## begin

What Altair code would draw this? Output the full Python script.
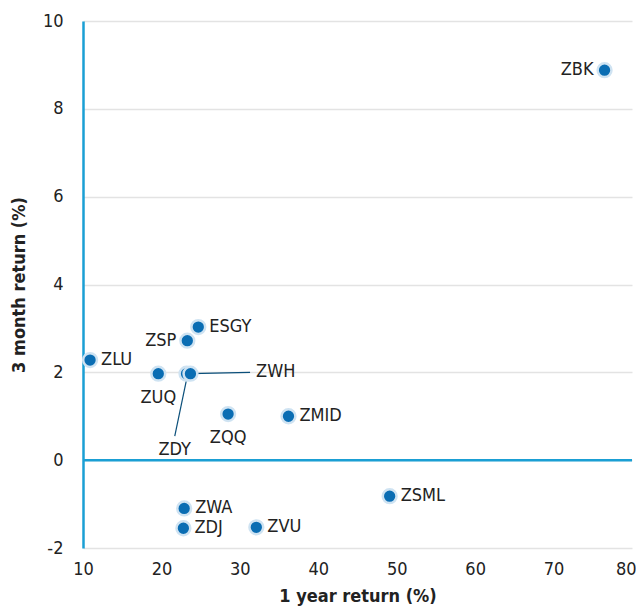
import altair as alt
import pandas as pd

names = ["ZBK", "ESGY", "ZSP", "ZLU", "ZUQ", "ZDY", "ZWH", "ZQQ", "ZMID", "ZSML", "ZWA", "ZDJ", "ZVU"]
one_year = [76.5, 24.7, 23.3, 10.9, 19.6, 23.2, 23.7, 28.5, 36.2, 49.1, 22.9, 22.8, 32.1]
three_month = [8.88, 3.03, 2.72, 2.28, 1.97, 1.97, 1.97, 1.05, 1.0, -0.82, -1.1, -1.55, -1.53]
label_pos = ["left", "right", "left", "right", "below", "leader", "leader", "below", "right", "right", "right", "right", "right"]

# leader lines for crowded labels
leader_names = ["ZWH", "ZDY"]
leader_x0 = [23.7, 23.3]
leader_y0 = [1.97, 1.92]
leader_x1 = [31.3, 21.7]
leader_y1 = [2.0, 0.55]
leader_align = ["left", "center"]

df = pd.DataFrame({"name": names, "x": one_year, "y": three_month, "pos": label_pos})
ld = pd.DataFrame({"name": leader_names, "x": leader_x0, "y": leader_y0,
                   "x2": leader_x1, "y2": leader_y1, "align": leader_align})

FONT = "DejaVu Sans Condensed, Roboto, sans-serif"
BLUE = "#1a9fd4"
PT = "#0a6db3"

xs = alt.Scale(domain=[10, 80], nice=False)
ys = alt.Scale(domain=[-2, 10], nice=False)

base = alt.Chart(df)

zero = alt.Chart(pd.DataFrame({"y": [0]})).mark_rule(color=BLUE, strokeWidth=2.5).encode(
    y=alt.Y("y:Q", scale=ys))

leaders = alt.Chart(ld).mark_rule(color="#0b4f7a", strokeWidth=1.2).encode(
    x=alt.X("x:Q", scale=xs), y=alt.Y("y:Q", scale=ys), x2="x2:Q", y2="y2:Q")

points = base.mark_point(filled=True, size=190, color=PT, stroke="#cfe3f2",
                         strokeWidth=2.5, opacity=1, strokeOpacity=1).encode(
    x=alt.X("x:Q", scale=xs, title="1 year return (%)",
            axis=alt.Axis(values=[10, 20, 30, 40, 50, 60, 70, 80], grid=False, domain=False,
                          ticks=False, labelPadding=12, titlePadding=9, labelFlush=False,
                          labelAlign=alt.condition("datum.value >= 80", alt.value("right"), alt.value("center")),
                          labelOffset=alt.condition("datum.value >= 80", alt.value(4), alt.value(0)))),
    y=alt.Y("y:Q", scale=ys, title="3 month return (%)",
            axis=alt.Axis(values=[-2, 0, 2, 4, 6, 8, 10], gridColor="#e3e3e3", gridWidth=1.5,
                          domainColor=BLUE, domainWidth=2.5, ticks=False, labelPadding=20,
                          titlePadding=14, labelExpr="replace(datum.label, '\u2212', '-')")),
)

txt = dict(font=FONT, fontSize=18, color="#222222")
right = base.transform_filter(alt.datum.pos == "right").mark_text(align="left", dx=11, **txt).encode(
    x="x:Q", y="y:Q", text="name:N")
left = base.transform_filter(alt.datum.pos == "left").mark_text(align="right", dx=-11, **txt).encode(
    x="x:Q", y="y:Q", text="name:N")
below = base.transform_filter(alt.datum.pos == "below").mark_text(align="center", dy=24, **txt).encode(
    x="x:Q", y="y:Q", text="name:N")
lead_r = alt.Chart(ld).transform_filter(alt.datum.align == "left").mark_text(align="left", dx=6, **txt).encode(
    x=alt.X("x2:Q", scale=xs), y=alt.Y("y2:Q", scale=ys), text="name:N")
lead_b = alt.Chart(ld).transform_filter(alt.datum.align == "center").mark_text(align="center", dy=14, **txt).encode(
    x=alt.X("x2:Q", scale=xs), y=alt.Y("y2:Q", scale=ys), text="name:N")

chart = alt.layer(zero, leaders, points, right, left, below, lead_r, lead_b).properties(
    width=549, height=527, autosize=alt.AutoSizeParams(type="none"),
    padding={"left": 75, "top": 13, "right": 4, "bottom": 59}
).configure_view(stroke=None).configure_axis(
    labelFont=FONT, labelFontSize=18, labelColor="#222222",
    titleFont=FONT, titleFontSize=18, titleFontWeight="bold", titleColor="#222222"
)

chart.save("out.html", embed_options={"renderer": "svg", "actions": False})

## end

Challenge: In your copy of the listing above, reproduce each line exactly and omit all pictures.

Answer to the problem:
What Altair code would draw this? Output the full Python script.
import altair as alt
import pandas as pd

names = ["ZBK", "ESGY", "ZSP", "ZLU", "ZUQ", "ZDY", "ZWH", "ZQQ", "ZMID", "ZSML", "ZWA", "ZDJ", "ZVU"]
one_year = [76.5, 24.7, 23.3, 10.9, 19.6, 23.2, 23.7, 28.5, 36.2, 49.1, 22.9, 22.8, 32.1]
three_month = [8.88, 3.03, 2.72, 2.28, 1.97, 1.97, 1.97, 1.05, 1.0, -0.82, -1.1, -1.55, -1.53]
label_pos = ["left", "right", "left", "right", "below", "leader", "leader", "below", "right", "right", "right", "right", "right"]

# leader lines for crowded labels
leader_names = ["ZWH", "ZDY"]
leader_x0 = [23.7, 23.3]
leader_y0 = [1.97, 1.92]
leader_x1 = [31.3, 21.7]
leader_y1 = [2.0, 0.55]
leader_align = ["left", "center"]

df = pd.DataFrame({"name": names, "x": one_year, "y": three_month, "pos": label_pos})
ld = pd.DataFrame({"name": leader_names, "x": leader_x0, "y": leader_y0,
                   "x2": leader_x1, "y2": leader_y1, "align": leader_align})

FONT = "DejaVu Sans Condensed, Roboto, sans-serif"
BLUE = "#1a9fd4"
PT = "#0a6db3"

xs = alt.Scale(domain=[10, 80], nice=False)
ys = alt.Scale(domain=[-2, 10], nice=False)

base = alt.Chart(df)

zero = alt.Chart(pd.DataFrame({"y": [0]})).mark_rule(color=BLUE, strokeWidth=2.5).encode(
    y=alt.Y("y:Q", scale=ys))

leaders = alt.Chart(ld).mark_rule(color="#0b4f7a", strokeWidth=1.2).encode(
    x=alt.X("x:Q", scale=xs), y=alt.Y("y:Q", scale=ys), x2="x2:Q", y2="y2:Q")

points = base.mark_point(filled=True, size=190, color=PT, stroke="#cfe3f2",
                         strokeWidth=2.5, opacity=1, strokeOpacity=1).encode(
    x=alt.X("x:Q", scale=xs, title="1 year return (%)",
            axis=alt.Axis(values=[10, 20, 30, 40, 50, 60, 70, 80], grid=False, domain=False,
                          ticks=False, labelPadding=12, titlePadding=9, labelFlush=False,
                          labelAlign=alt.condition("datum.value >= 80", alt.value("right"), alt.value("center")),
                          labelOffset=alt.condition("datum.value >= 80", alt.value(4), alt.value(0)))),
    y=alt.Y("y:Q", scale=ys, title="3 month return (%)",
            axis=alt.Axis(values=[-2, 0, 2, 4, 6, 8, 10], gridColor="#e3e3e3", gridWidth=1.5,
                          domainColor=BLUE, domainWidth=2.5, ticks=False, labelPadding=20,
                          titlePadding=14, labelExpr="replace(datum.label, '\u2212', '-')")),
)

txt = dict(font=FONT, fontSize=18, color="#222222")
right = base.transform_filter(alt.datum.pos == "right").mark_text(align="left", dx=11, **txt).encode(
    x="x:Q", y="y:Q", text="name:N")
left = base.transform_filter(alt.datum.pos == "left").mark_text(align="right", dx=-11, **txt).encode(
    x="x:Q", y="y:Q", text="name:N")
below = base.transform_filter(alt.datum.pos == "below").mark_text(align="center", dy=24, **txt).encode(
    x="x:Q", y="y:Q", text="name:N")
lead_r = alt.Chart(ld).transform_filter(alt.datum.align == "left").mark_text(align="left", dx=6, **txt).encode(
    x=alt.X("x2:Q", scale=xs), y=alt.Y("y2:Q", scale=ys), text="name:N")
lead_b = alt.Chart(ld).transform_filter(alt.datum.align == "center").mark_text(align="center", dy=14, **txt).encode(
    x=alt.X("x2:Q", scale=xs), y=alt.Y("y2:Q", scale=ys), text="name:N")

chart = alt.layer(zero, leaders, points, right, left, below, lead_r, lead_b).properties(
    width=549, height=527, autosize=alt.AutoSizeParams(type="none"),
    padding={"left": 75, "top": 13, "right": 4, "bottom": 59}
).configure_view(stroke=None).configure_axis(
    labelFont=FONT, labelFontSize=18, labelColor="#222222",
    titleFont=FONT, titleFontSize=18, titleFontWeight="bold", titleColor="#222222"
)

chart.save("out.html", embed_options={"renderer": "svg", "actions": False})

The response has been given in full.